For R6, an R6 object consists of usually two or maybe three objects, or two environments, I should say. One is the public-facing environment. I call it the public binding environment. It has x, and this is a different function name from before. It's pow x y. This points to a function, and this function's enclosing environment is not this public binding environment. It's a special enclosing environment which contains just the binding self. Self refers back to this public binding environment. If you want to access x, you'd say self$x. You can't just access x from that function directly. This enclosing environment, if you're in a package, it would typically be the package namespace. These functions can call all the internal functions from that package.

It looks like I'm out of time. I'll just go back to the original slide. This is the basics of how R6 is implemented. There's two separate environments. I will go back to this, and I guess I can take some questions.

Q&A

As you mentioned, the reference classes seem very similar to classes implemented in C++, Java, Python. I was wondering if you could do a quick compare-contrast. If there's things you can do here that can't be done there, or vice versa. I am not expert enough in those languages to really say. I'm sorry.

Since the functions or the methods are hidden behind the R6 class, what's the best way to troubleshoot or profile a function when we're using R6? For troubleshooting, you can call debug on, not on the class, but you have to call debug on an instance, like s$push or something. You call debug on that, and then when you run it, you can step through it. Or you can put a browser statement in it. That's what I do a lot. I use profviz. It's a profiling package. It should show up in a way that's somewhat easy to understand using profviz.

Years ago, S4 was considerably slower than S3. I don't know if that's the case anymore.
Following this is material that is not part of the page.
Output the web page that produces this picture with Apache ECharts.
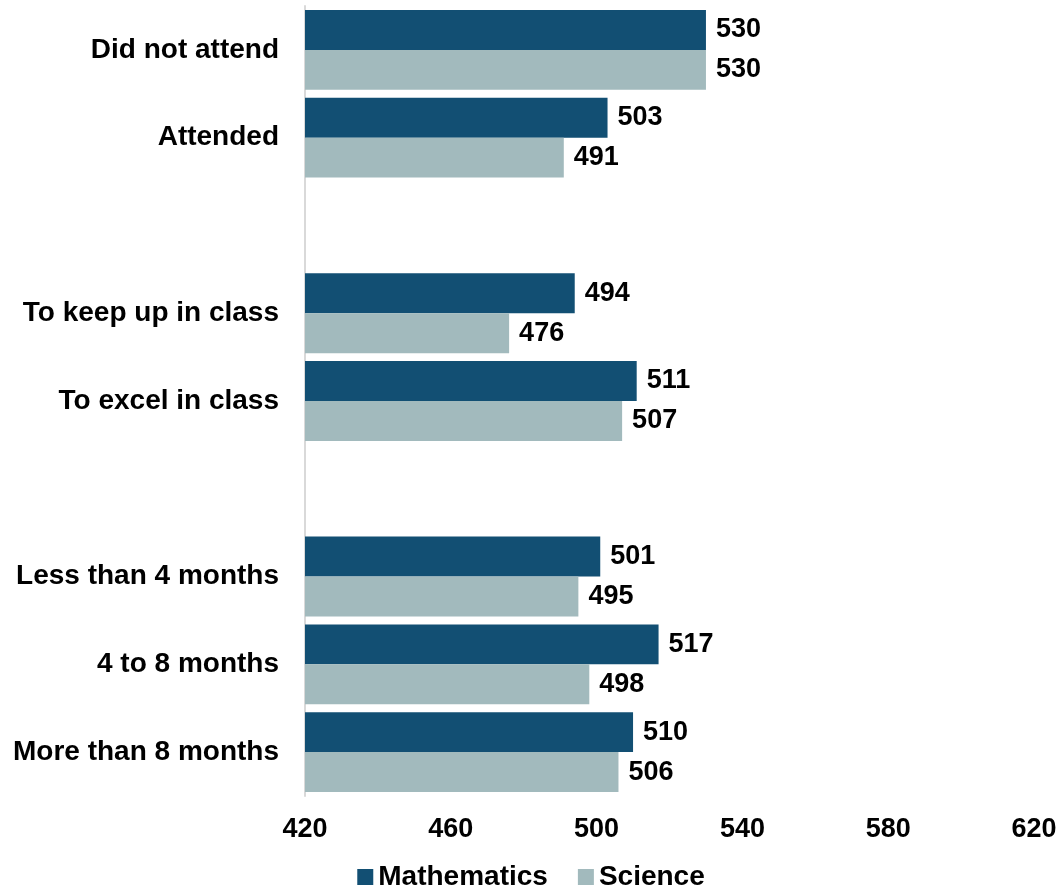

Do you have any comment on speed of R6 compared with other? When I first, when I created R6, there's actually one of the vignettes has performance comparisons with reference classes, and reference classes are built on S4. And it's considerably I mean, doing simple operations, like just accessing a field can be, or modifying a field can be, I don't know, on the order of 5 or 10 times faster because there's type checking that happens with reference classes. The vignette, it's automatically built every time I submit it to CRAN, so there's benchmarks on there, which I haven't looked at recently, but I assume that there's still quite a bit of performance advantage.

So, can you defeat the privacy using, like, the triple colon operator or things like that? There is, yeah. It's actually not that hard. It used to be much harder, but now you can do, like, x$ and then there's a special variable in there called .__encloseenv. If you have your tab auto-completion, it should just come up. And then you do that, that's the enclosing environment, so from there, you can access the private let me see if I can, yeah, so, that refers to this thing, and you can access private from there.

Sorry, is a private property of a class, does that, is that still private for the subclass? Sorry, can you say that again? Is it private for the subclass of that class? The subclass can access it. Can access it, so it's not private.

Byte compilation, does that all work fine with R6, or? I believe that when you build a package with R6, the byte compilation does not work. I'm not an expert on that stuff. I believe if you use, like, the just-in-time compiler, it will probably compile it as it goes, but it will not, as far as I know, compile it for the class as a whole. It'll probably compile each instance, each method instance.